Gap phenomena in graphite and its MC6 intercalation compounds

• Main Author: Shuttleworth, N. E.
• Published: University College London (University of London) 2015
• Subjects: 620.1
• Online Access: http://ethos.bl.uk/OrderDetails.do?uin=uk.bl.ethos.674659

The physical and electronic structure of graphite lend it a huge amount of functional flexibility. Through charge doping of its layers by intercalation or dimensional constriction diverse electronic phenomena can be observed. This thesis constitutes the study of two aspects of the excitations of graphite in two extremes: electron-phonon coupling in the strongly doped bulk and electronic transport in the semi-metallic sub-micron regime. Measurements of the heat capacity of the graphite intercalation compounds CaC6, SrC6 and BaC6 have been performed between 300K and 390mK. The onset anomoly of a charge density wave state recently detected in CaC6 at 78K has not been observed signifying a transition temperature above 300K. The superconducting phase of CaC6 has been characterised as BCS-like with intermediate coupling and mild gap anisotropy, while the inaccuracy of predictions of the superconducting heat capacity anomoly has been suggested as due to Fermi surface competition with the charge density wave state.

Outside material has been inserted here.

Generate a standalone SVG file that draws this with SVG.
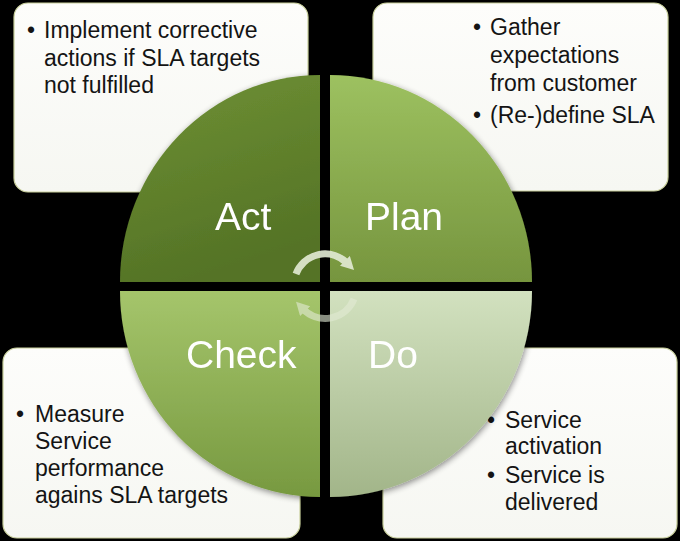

The electron-phonon coupling strength has been found to be in agreement with predictions for CaC6 and SrC6, while for BaC6 it is measured as half the predicited value, explaining the failure of previous experiments to observe superconductivity at the predicted TC 230mK. Micron-sized graphitic devices created by focused ion beam micro-machining have been found to exhibit ballistic transport behaviour up to 250K. Below 40K a Coulomb-like pseudogap has been observed in agreement with previous devices, suggested as due to electron-electron interactions within the device. Below 10K further complex conductance features have been observed with unknown cause.